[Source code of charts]
# # # #

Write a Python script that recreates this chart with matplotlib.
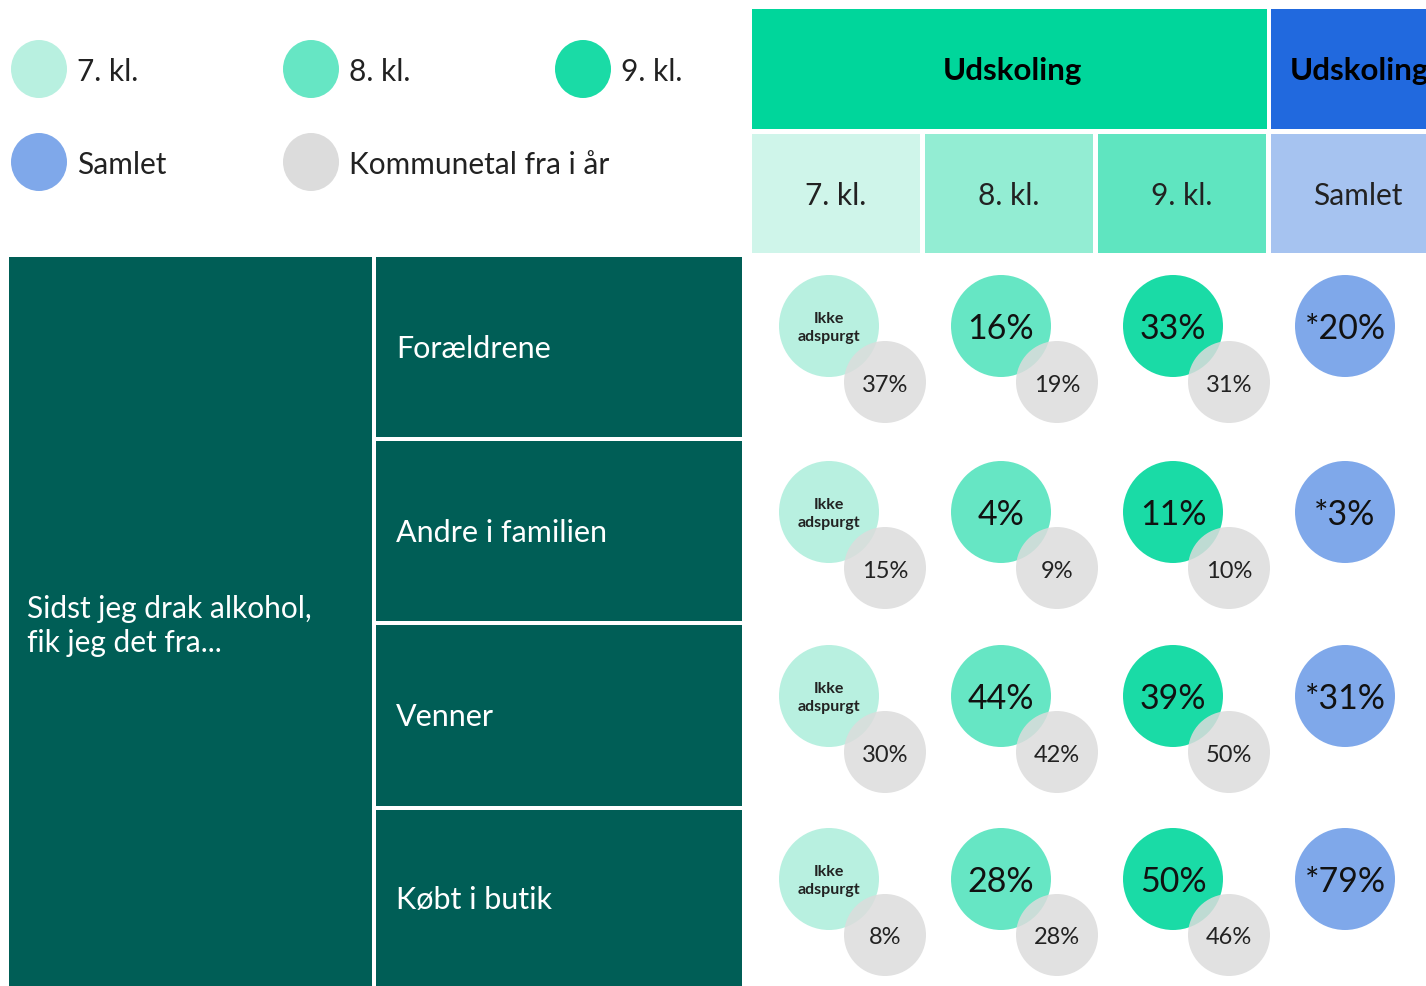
import matplotlib
matplotlib.use("Agg")
import matplotlib.pyplot as plt
from matplotlib.patches import Rectangle, Ellipse

plt.rcParams["font.family"] = ["Lato", "DejaVu Sans"]

# ---- data ----
grades = ["7. kl.", "8. kl.", "9. kl.", "Samlet"]
sources = ["Forældrene", "Andre i familien", "Venner", "Købt i butik"]
question = "Sidst jeg drak alkohol,\nfik jeg det fra..."
group_header = "Udskoling"
not_asked = "Ikke\nadspurgt"

# main values per grade (None = not asked); Samlet carries a '*' mark
val_7 = [None, None, None, None]
val_8 = [16, 4, 44, 28]
val_9 = [33, 11, 39, 50]
val_samlet = [20, 3, 31, 79]
# municipal numbers from this year (no bubble for Samlet)
kommune_7 = [37, 15, 30, 8]
kommune_8 = [19, 9, 42, 28]
kommune_9 = [31, 10, 50, 46]

legend_labels = ["7. kl.", "8. kl.", "9. kl.", "Samlet", "Kommunetal fra i år"]

# ---- styles ----
c_circle = ["#B8F0E0", "#66E6C4", "#1ADBA6", "#7FA8EA"]
c_sub = ["#CFF5EA", "#93EDD3", "#5FE5C0", "#A6C3F0"]
c_grey = "#DCDCDC"
c_dark = "#005E56"
c_head_green = "#00D69B"
c_head_blue = "#2169DE"

W, H = 1426, 987
fig = plt.figure(figsize=(W / 100, H / 100), dpi=100)
ax = fig.add_axes([0, 0, 1, 1])
ax.set_xlim(0, W)
ax.set_ylim(H, 0)
ax.axis("off")

# legend
leg_pos = [(39, 70), (311, 70), (583, 70), (39, 163), (311, 163)]
leg_cols = c_circle + [c_grey]
for (x, y), lab, col in zip(leg_pos, legend_labels, leg_cols):
    ax.add_patch(Ellipse((x, y), 56, 58, color=col, lw=0))
    ax.text(x + 38, y + 2, lab, fontsize=21.5, va="center", ha="left", color="#222222")

# header
ax.add_patch(Rectangle((752, 10), 515, 120, color=c_head_green, lw=0))
ax.text(1012, 71, group_header, fontsize=22.5, fontweight="bold", ha="center", va="center")
ax.add_patch(Rectangle((1271, 10), 160, 120, color=c_head_blue, lw=0))
ax.text(1290, 71, group_header, fontsize=22.5, fontweight="bold", ha="left", va="center",
        clip_on=True)

col_x = [752, 925, 1098, 1271]
col_w = [168, 168, 168, 160]
for x, w, lab, col in zip(col_x, col_w, grades, c_sub):
    ax.add_patch(Rectangle((x, 135), w, 119, color=col, lw=0))
    cx = 1358 if lab == "Samlet" else x + w / 2
    ax.text(cx, 196, lab, fontsize=21.5, ha="center", va="center", color="#222222")

# left panel
ax.add_patch(Rectangle((9, 258), 363, 729, color=c_dark, lw=0))
ax.text(27, 626, question, fontsize=21.5, color="white", ha="left", va="center",
        linespacing=1.25)
row_top = [258, 442, 626, 811]
row_h = [180, 180, 181, 176]
for t, h, lab in zip(row_top, row_h, sources):
    ax.add_patch(Rectangle((376, t), 366, h, color=c_dark, lw=0))
    ax.text(396, t + h / 2 + 1, lab, fontsize=22, color="white", ha="left", va="center")

# bubbles
centers_x = [829, 1001, 1173, 1345]
centers_y = [327, 513, 697, 880]
values = [val_7, val_8, val_9, val_samlet]
kommune = [kommune_7, kommune_8, kommune_9, None]
for gi, (cx, vals, kv) in enumerate(zip(centers_x, values, kommune)):
    for ri, cy in enumerate(centers_y):
        ax.add_patch(Ellipse((cx, cy), 100, 102, color=c_circle[gi], lw=0))
        if kv is not None:
            ax.add_patch(Ellipse((cx + 56, cy + 56), 82, 82, color=c_grey, lw=0,
                                 alpha=0.85))
            ax.text(cx + 56, cy + 58, f"{kv[ri]}%", fontsize=17, ha="center",
                    va="center", color="#222222")
        v = vals[ri]
        if v is None:
            ax.text(cx, cy + 1, not_asked, fontsize=11.5, fontweight="bold", ha="center",
                    va="center", linespacing=1.3, color="#222222")
        else:
            s = f"*{v}%" if gi == 3 else f"{v}%"
            ax.text(cx, cy + 2, s, fontsize=24.5, ha="center", va="center", color="#111111")

fig.savefig("out.png", dpi=100)
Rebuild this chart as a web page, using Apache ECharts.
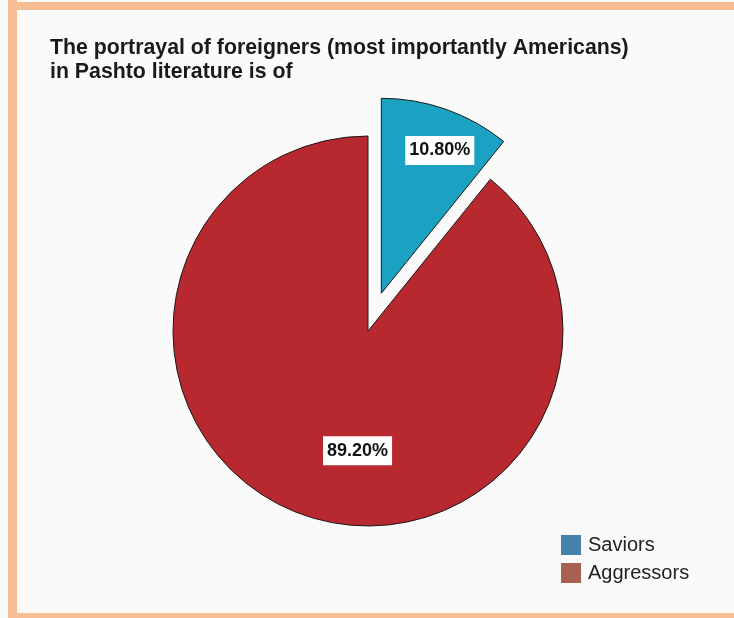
<!DOCTYPE html>
<html>
<head>
<meta charset="utf-8">
<script src="https://cdn.jsdelivr.net/npm/echarts@6/dist/echarts.min.js"></script>
<style>
  html, body { margin: 0; padding: 0; background: #fbfbfb; }
  #chart { width: 734px; height: 618px; }
</style>
</head>
<body>
<div id="chart"></div>
<script>
// data
const categories = ['Saviors', 'Aggressors'];
const shares = [10.8, 89.2];
const sliceColors = ['#1ba2c3', '#b8282f'];
const legendColors = ['#4682ae', '#a86150'];

// label nudges (pixels) to sit where the original put them
const labelShift = [[25, -48], [23, 25]];

const chart = echarts.init(document.getElementById('chart'));

const option = {
    animation: false,
    backgroundColor: '#fafafa',
    title: {
        text: 'The portrayal of foreigners (most importantly Americans)\nin Pashto literature is of',
        left: 50,
        top: 36,
        padding: 0,
        textStyle: {
            fontFamily: 'Liberation Sans, Arial, sans-serif',
            fontWeight: 'bold',
            fontSize: 21.3,
            lineHeight: 24,
            color: '#1a1a1a'
        }
    },
    legend: {
        orient: 'vertical',
        left: 561,
        top: 535,
        padding: 0,
        itemWidth: 20,
        itemHeight: 20,
        itemGap: 8,
        icon: 'rect',
        selectedMode: false,
        textStyle: {
            fontFamily: 'Liberation Sans, Arial, sans-serif',
            fontSize: 20,
            color: '#222',
            padding: [0, 0, 0, 2]
        },
        data: categories.map((c, i) => ({
            name: c,
            itemStyle: { color: legendColors[i], borderWidth: 0 }
        }))
    },
    graphic: [
        // peach frame
        { type: 'rect', shape: { x: 8, y: 0, width: 9, height: 618 }, style: { fill: '#f7bd93' } },
        { type: 'rect', shape: { x: 8, y: 2, width: 726, height: 8 }, style: { fill: '#f7bd93' } },
        { type: 'rect', shape: { x: 8, y: 613, width: 726, height: 5 }, style: { fill: '#f7bd93' } }
    ],
    series: [{
        type: 'pie',
        center: [368, 331],
        radius: 195,
        startAngle: 90,
        clockwise: true,
        selectedMode: 'single',
        selectedOffset: 40,
        avoidLabelOverlap: false,
        itemStyle: {
            borderColor: '#1a1a1a',
            borderWidth: 1
        },
        emphasis: { disabled: true },
        label: {
            show: true,
            position: 'inside',
            formatter: p => p.value.toFixed(2) + '%',
            fontFamily: 'Liberation Sans, Arial, sans-serif',
            fontWeight: 'bold',
            fontSize: 18,
            color: '#111',
            backgroundColor: '#fff',
            padding: [6, 4, 5, 4]
        },
        labelLine: { show: false },
        labelLayout: p => ({ dx: labelShift[p.dataIndex][0], dy: labelShift[p.dataIndex][1] }),
        data: categories.map((c, i) => ({
            name: c,
            value: shares[i],
            selected: i === 0,
            itemStyle: { color: sliceColors[i] },
            select: { itemStyle: { color: sliceColors[i], borderColor: '#1a1a1a', borderWidth: 1 } }
        }))
    }]
};

chart.setOption(option);
</script>
</body>
</html>
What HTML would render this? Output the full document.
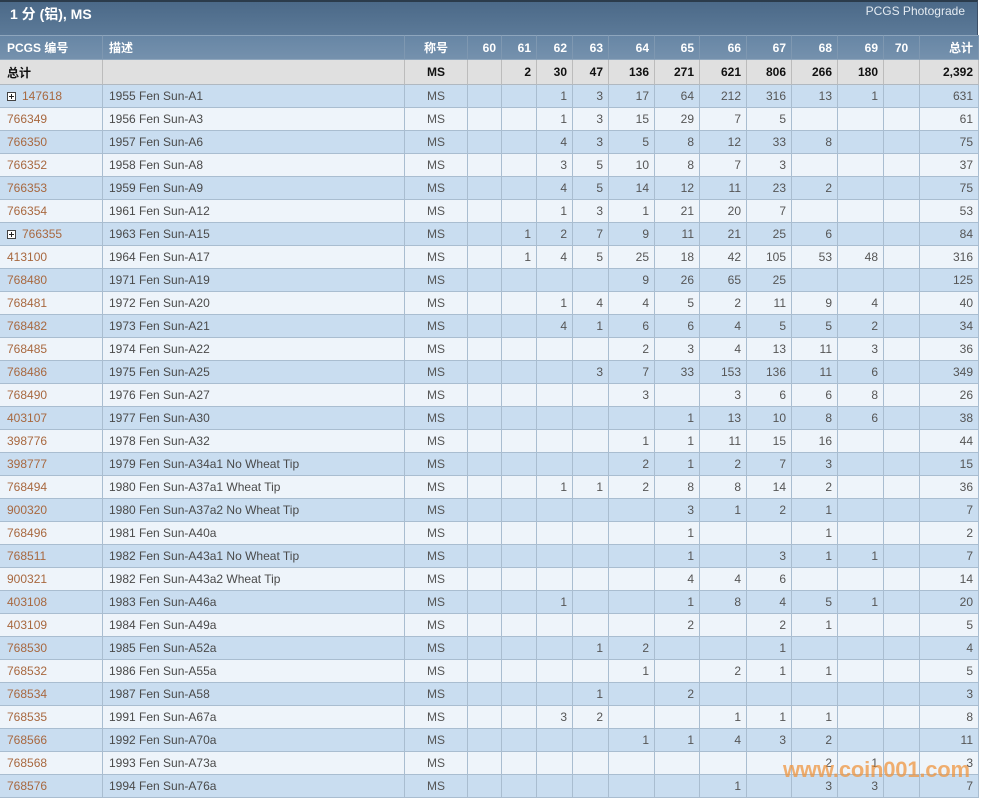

# # # #

Restate the records word for word, omitting images.

### CORRECT RESPONSE
Write a Python script that recreates this chart with matplotlib.
import matplotlib
matplotlib.use("Agg")
import matplotlib.pyplot as plt
from matplotlib.patches import Rectangle, Ellipse

plt.rcParams["font.family"] = ["Lato", "DejaVu Sans"]

# ---- data ----
grades = ["7. kl.", "8. kl.", "9. kl.", "Samlet"]
sources = ["Forældrene", "Andre i familien", "Venner", "Købt i butik"]
question = "Sidst jeg drak alkohol,\nfik jeg det fra..."
group_header = "Udskoling"
not_asked = "Ikke\nadspurgt"

# main values per grade (None = not asked); Samlet carries a '*' mark
val_7 = [None, None, None, None]
val_8 = [16, 4, 44, 28]
val_9 = [33, 11, 39, 50]
val_samlet = [20, 3, 31, 79]
# municipal numbers from this year (no bubble for Samlet)
kommune_7 = [37, 15, 30, 8]
kommune_8 = [19, 9, 42, 28]
kommune_9 = [31, 10, 50, 46]

legend_labels = ["7. kl.", "8. kl.", "9. kl.", "Samlet", "Kommunetal fra i år"]

# ---- styles ----
c_circle = ["#B8F0E0", "#66E6C4", "#1ADBA6", "#7FA8EA"]
c_sub = ["#CFF5EA", "#93EDD3", "#5FE5C0", "#A6C3F0"]
c_grey = "#DCDCDC"
c_dark = "#005E56"
c_head_green = "#00D69B"
c_head_blue = "#2169DE"

W, H = 1426, 987
fig = plt.figure(figsize=(W / 100, H / 100), dpi=100)
ax = fig.add_axes([0, 0, 1, 1])
ax.set_xlim(0, W)
ax.set_ylim(H, 0)
ax.axis("off")

# legend
leg_pos = [(39, 70), (311, 70), (583, 70), (39, 163), (311, 163)]
leg_cols = c_circle + [c_grey]
for (x, y), lab, col in zip(leg_pos, legend_labels, leg_cols):
    ax.add_patch(Ellipse((x, y), 56, 58, color=col, lw=0))
    ax.text(x + 38, y + 2, lab, fontsize=21.5, va="center", ha="left", color="#222222")

# header
ax.add_patch(Rectangle((752, 10), 515, 120, color=c_head_green, lw=0))
ax.text(1012, 71, group_header, fontsize=22.5, fontweight="bold", ha="center", va="center")
ax.add_patch(Rectangle((1271, 10), 160, 120, color=c_head_blue, lw=0))
ax.text(1290, 71, group_header, fontsize=22.5, fontweight="bold", ha="left", va="center",
        clip_on=True)

col_x = [752, 925, 1098, 1271]
col_w = [168, 168, 168, 160]
for x, w, lab, col in zip(col_x, col_w, grades, c_sub):
    ax.add_patch(Rectangle((x, 135), w, 119, color=col, lw=0))
    cx = 1358 if lab == "Samlet" else x + w / 2
    ax.text(cx, 196, lab, fontsize=21.5, ha="center", va="center", color="#222222")

# left panel
ax.add_patch(Rectangle((9, 258), 363, 729, color=c_dark, lw=0))
ax.text(27, 626, question, fontsize=21.5, color="white", ha="left", va="center",
        linespacing=1.25)
row_top = [258, 442, 626, 811]
row_h = [180, 180, 181, 176]
for t, h, lab in zip(row_top, row_h, sources):
    ax.add_patch(Rectangle((376, t), 366, h, color=c_dark, lw=0))
    ax.text(396, t + h / 2 + 1, lab, fontsize=22, color="white", ha="left", va="center")

# bubbles
centers_x = [829, 1001, 1173, 1345]
centers_y = [327, 513, 697, 880]
values = [val_7, val_8, val_9, val_samlet]
kommune = [kommune_7, kommune_8, kommune_9, None]
for gi, (cx, vals, kv) in enumerate(zip(centers_x, values, kommune)):
    for ri, cy in enumerate(centers_y):
        ax.add_patch(Ellipse((cx, cy), 100, 102, color=c_circle[gi], lw=0))
        if kv is not None:
            ax.add_patch(Ellipse((cx + 56, cy + 56), 82, 82, color=c_grey, lw=0,
                                 alpha=0.85))
            ax.text(cx + 56, cy + 58, f"{kv[ri]}%", fontsize=17, ha="center",
                    va="center", color="#222222")
        v = vals[ri]
        if v is None:
            ax.text(cx, cy + 1, not_asked, fontsize=11.5, fontweight="bold", ha="center",
                    va="center", linespacing=1.3, color="#222222")
        else:
            s = f"*{v}%" if gi == 3 else f"{v}%"
            ax.text(cx, cy + 2, s, fontsize=24.5, ha="center", va="center", color="#111111")

fig.savefig("out.png", dpi=100)
Rebuild this chart as a web page, using Apache ECharts.
<!DOCTYPE html>
<html>
<head>
<meta charset="utf-8">
<script src="https://cdn.jsdelivr.net/npm/echarts@6/dist/echarts.min.js"></script>
<style>
  html, body { margin: 0; padding: 0; background: #fbfbfb; }
  #chart { width: 734px; height: 618px; }
</style>
</head>
<body>
<div id="chart"></div>
<script>
// data
const categories = ['Saviors', 'Aggressors'];
const shares = [10.8, 89.2];
const sliceColors = ['#1ba2c3', '#b8282f'];
const legendColors = ['#4682ae', '#a86150'];

// label nudges (pixels) to sit where the original put them
const labelShift = [[25, -48], [23, 25]];

const chart = echarts.init(document.getElementById('chart'));

const option = {
    animation: false,
    backgroundColor: '#fafafa',
    title: {
        text: 'The portrayal of foreigners (most importantly Americans)\nin Pashto literature is of',
        left: 50,
        top: 36,
        padding: 0,
        textStyle: {
            fontFamily: 'Liberation Sans, Arial, sans-serif',
            fontWeight: 'bold',
            fontSize: 21.3,
            lineHeight: 24,
            color: '#1a1a1a'
        }
    },
    legend: {
        orient: 'vertical',
        left: 561,
        top: 535,
        padding: 0,
        itemWidth: 20,
        itemHeight: 20,
        itemGap: 8,
        icon: 'rect',
        selectedMode: false,
        textStyle: {
            fontFamily: 'Liberation Sans, Arial, sans-serif',
            fontSize: 20,
            color: '#222',
            padding: [0, 0, 0, 2]
        },
        data: categories.map((c, i) => ({
            name: c,
            itemStyle: { color: legendColors[i], borderWidth: 0 }
        }))
    },
    graphic: [
        // peach frame
        { type: 'rect', shape: { x: 8, y: 0, width: 9, height: 618 }, style: { fill: '#f7bd93' } },
        { type: 'rect', shape: { x: 8, y: 2, width: 726, height: 8 }, style: { fill: '#f7bd93' } },
        { type: 'rect', shape: { x: 8, y: 613, width: 726, height: 5 }, style: { fill: '#f7bd93' } }
    ],
    series: [{
        type: 'pie',
        center: [368, 331],
        radius: 195,
        startAngle: 90,
        clockwise: true,
        selectedMode: 'single',
        selectedOffset: 40,
        avoidLabelOverlap: false,
        itemStyle: {
            borderColor: '#1a1a1a',
            borderWidth: 1
        },
        emphasis: { disabled: true },
        label: {
            show: true,
            position: 'inside',
            formatter: p => p.value.toFixed(2) + '%',
            fontFamily: 'Liberation Sans, Arial, sans-serif',
            fontWeight: 'bold',
            fontSize: 18,
            color: '#111',
            backgroundColor: '#fff',
            padding: [6, 4, 5, 4]
        },
        labelLine: { show: false },
        labelLayout: p => ({ dx: labelShift[p.dataIndex][0], dy: labelShift[p.dataIndex][1] }),
        data: categories.map((c, i) => ({
            name: c,
            value: shares[i],
            selected: i === 0,
            itemStyle: { color: sliceColors[i] },
            select: { itemStyle: { color: sliceColors[i], borderColor: '#1a1a1a', borderWidth: 1 } }
        }))
    }]
};

chart.setOption(option);
</script>
</body>
</html>
What HTML would render this? Output the full document.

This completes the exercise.